= Flora Australiensis =

1863–1878 book by George Bentham

The title page of Volume 1 of Flora Australensis

Flora Australiensis: a description of the plants of the Australian Territory, more commonly referred to as Flora Australiensis, and also known by its standard abbreviation Fl. Austral., is a seven-volume Flora of Australia published between 1863 and 1878 by George Bentham, with the assistance of Ferdinand von Mueller. It was one of the famous Kew series of colonial floras, and the first flora of any large continental area that had ever been finished. In total the flora included descriptions of 8125 species.

Bentham prepared the flora from Kew; with Mueller, the first plant taxonomist residing permanently in Australia, loaning the entire collection of the National Herbarium of Victoria to Bentham over the course of several years. Mueller had been dissuaded from preparing a flora from Australia while in Australia by Bentham and Joseph Dalton Hooker since historic collections of Australian species were all held in European herbaria which Mueller could not access from Australia. Mueller did eventually produce his own flora of Australia, the Systematic Census of Australian Plants published in 1882 extended the work of Bentham with the addition of new species and taxonomic revisions.

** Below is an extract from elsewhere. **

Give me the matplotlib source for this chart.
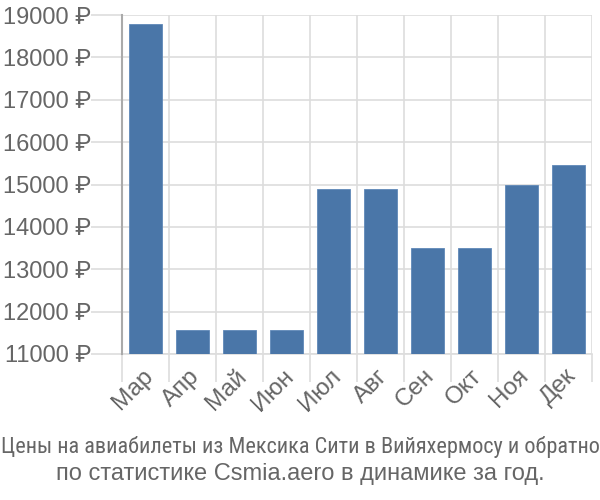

Flora Australiensis was the standard reference work on the Australian flora for more than a century. As late as 1988, James Willis wrote that "Flora Australiensis still remains the only definitive work on the vascular vegetation of the whole continent." According to Nancy Burbidge, "it represents a prodigious intellectual effort never equalled."

Flora Australiensis is credited with forming the basis of subsequently published regional floras; 19th century floras were published for all states except Western Australia, they were for the most part extracts of this work.